Inquérito das fake news
CPI identifica 2 milhões de anúncios do governo em sites de ‘conteúdo inadequado’
Lista inclui páginas que difundem fake news, que promovem jogos de azar e até sites pornográficos
Por Agência Estado
03 de junho de 2020, às 11h14 • Última atualização em 03 de junho de 2020, às 11h43
Link da matéria: https://liberal.com.br/brasil-e-mundo/politica/cpi-identifica-2-milhoes-de-anuncios-do-governo-em-sites-de-conteudo-inadequado-1223074/
Relatório produzido pela CPI (Comissão Parlamentar de Inquérito) das Fake News mostra que o governo federal investiu dinheiro público para vincular 2 milhões de anúncios publicitários em canais que apresentam “conteúdo inadequado”.
A lista inclui páginas que difundem fake news, que promovem jogos de azar e até sites pornográficos. Canais que promovem o presidente Jair Bolsonaro também receberam publicidade oficial.
O documento, produzido por consultores legislativos, tem como base informações da própria Secretaria de Comunicação Social da Presidência (Secom) referente ao período de junho a julho do ano passado. Os dados foram obtidos via Lei de Acesso à Informação pela CPI e revelados pelo jornal O Globo.

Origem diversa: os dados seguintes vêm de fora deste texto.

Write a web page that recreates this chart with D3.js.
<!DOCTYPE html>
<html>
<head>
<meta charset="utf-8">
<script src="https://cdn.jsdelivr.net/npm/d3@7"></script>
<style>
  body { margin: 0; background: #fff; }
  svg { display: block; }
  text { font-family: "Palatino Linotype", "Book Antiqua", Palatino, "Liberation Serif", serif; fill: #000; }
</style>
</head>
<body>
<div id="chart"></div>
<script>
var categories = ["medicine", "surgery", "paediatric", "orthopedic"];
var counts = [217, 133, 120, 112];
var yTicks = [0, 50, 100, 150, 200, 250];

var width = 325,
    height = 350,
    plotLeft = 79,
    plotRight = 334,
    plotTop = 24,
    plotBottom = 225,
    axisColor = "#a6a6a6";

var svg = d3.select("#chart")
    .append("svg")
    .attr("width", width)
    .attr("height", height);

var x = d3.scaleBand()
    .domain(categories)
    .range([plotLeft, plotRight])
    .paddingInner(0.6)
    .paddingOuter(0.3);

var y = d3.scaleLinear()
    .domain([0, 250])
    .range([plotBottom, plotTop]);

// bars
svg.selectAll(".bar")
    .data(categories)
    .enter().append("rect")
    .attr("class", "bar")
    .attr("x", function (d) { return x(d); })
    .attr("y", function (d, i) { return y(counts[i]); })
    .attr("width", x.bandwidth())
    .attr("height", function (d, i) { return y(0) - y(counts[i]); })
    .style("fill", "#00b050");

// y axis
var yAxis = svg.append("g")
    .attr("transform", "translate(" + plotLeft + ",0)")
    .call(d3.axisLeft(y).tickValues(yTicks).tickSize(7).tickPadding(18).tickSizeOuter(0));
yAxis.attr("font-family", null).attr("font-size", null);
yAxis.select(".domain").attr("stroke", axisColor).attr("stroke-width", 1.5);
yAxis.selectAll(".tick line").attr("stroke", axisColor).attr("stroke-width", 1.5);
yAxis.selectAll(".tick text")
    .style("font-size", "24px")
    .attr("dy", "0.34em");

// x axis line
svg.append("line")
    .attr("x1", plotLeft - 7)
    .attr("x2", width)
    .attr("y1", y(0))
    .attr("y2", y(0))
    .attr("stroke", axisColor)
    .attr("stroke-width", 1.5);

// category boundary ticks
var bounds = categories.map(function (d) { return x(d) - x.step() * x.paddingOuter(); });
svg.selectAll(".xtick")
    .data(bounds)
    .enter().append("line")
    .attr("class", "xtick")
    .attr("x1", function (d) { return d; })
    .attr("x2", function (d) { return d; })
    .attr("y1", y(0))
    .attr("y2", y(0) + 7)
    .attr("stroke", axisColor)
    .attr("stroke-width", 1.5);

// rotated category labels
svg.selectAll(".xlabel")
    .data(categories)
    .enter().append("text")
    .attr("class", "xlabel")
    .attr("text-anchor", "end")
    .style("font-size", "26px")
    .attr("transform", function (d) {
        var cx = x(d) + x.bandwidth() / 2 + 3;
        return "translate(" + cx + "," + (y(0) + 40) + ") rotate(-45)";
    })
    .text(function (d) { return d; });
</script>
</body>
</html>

Segundo o relatório, a maior parte dos anúncios está relacionada à campanha do governo para promover a reforma de Previdência, aprovada no ano passado no Congresso. A verba da Secom foi distribuída por meio do programa Google Adsense, que paga um valor ao site a cada vez que um usuário clica na publicidade ou apenas visualiza.

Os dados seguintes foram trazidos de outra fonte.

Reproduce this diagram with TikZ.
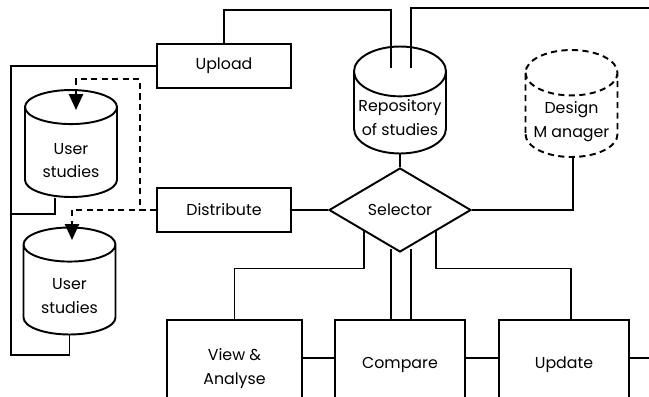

No topo da lista dos que mais receberam verba pública para divulgar a publicidade oficial está o site “Resultados Jogo do Bicho”, com 319.082 impressões – a quantidade de vezes que o anúncio foi exibido aos usuários do site. O jogo do bicho é proibido no Brasil e sua prática é considerada uma contravenção.
Outra descoberta da CPI é que dos 20 canais no YouTube que mais veicularam anúncios da Nova Previdência (nome da campanha governo), 14 são primordialmente destinados ao público infanto-juvenil. Entre eles, até mesmo um que tem todo o seu conteúdo em russo.
“Juntos, esses 14 canais infanto-juvenis concentraram 2.392.556 das 12.026.980 impressões da campanha da Nova Previdência veiculadas no YouTube entre 06 de junho e 13 de julho de 2019 (19,89% de todos os anúncios veiculados no YouTube nesse período)”, diz trecho do relatório.
Ao todo, a CPI identificou que os mais de 2 milhões de anúncios foram exibidos em 843 canais diferentes. Destes, 741 eram no YouTube, mas foram removidos após a página de vídeos apontar irregularidades, como conteúdo inadequado ou que desrespeita direito autoral.
Sites de notícias falsas também embolsaram uma boa fatia da verba pública destinada pelo governo. O relatório da CPI aponta como um dos campeões de veiculação de anúncios oficiais, com 66.431 impressões, o “Sempre Questione”. “O portal traz ‘matérias’ sobre múmias alienígenas escondidas em pirâmides do Egito, colisores de átomos que abrem portais para o inferno e baleias encontradas em fazendas a centenas de quilômetros do litoral”, aponta o levantamento da comissão.
Há também publicidade oficial em páginas de apoiadores e que promovem Bolsonaro. O relatório cita como exemplo o canal de YouTube “Bolsonaro TV” e os aplicativos para celular “Brazilian Trump”, “Top Bolsonaro Wallpapers” e “Presidente Jair Bolsonaro”.
A destinação de dinheiro público para este tipo de conteúdo pode gerar questionamentos legais ao governo com base no princípio constitucional da impessoalidade, pois, segundo a consultoria legislativa, “abre a possibilidade de se interpretar tal fato como utilização da publicidade oficial para promoção pessoal, conduta vedada pela Carta Magna.”
O site “Terça Livre”, do blogueiro Allan dos Santos, também aparece na lista dos que receberam dinheiro público por meio de anúncios da Nova Previdência. Santos é um dos alvos do inquérito das fake news no Supremo Tribunal Federal e teve documentos e equipamentos apreendidos na semana passada pela Polícia Federal. Ele nega irregularidades no conteúdo que propaga.
Procurada, a Secom não se manifestou até a publicação desta matéria.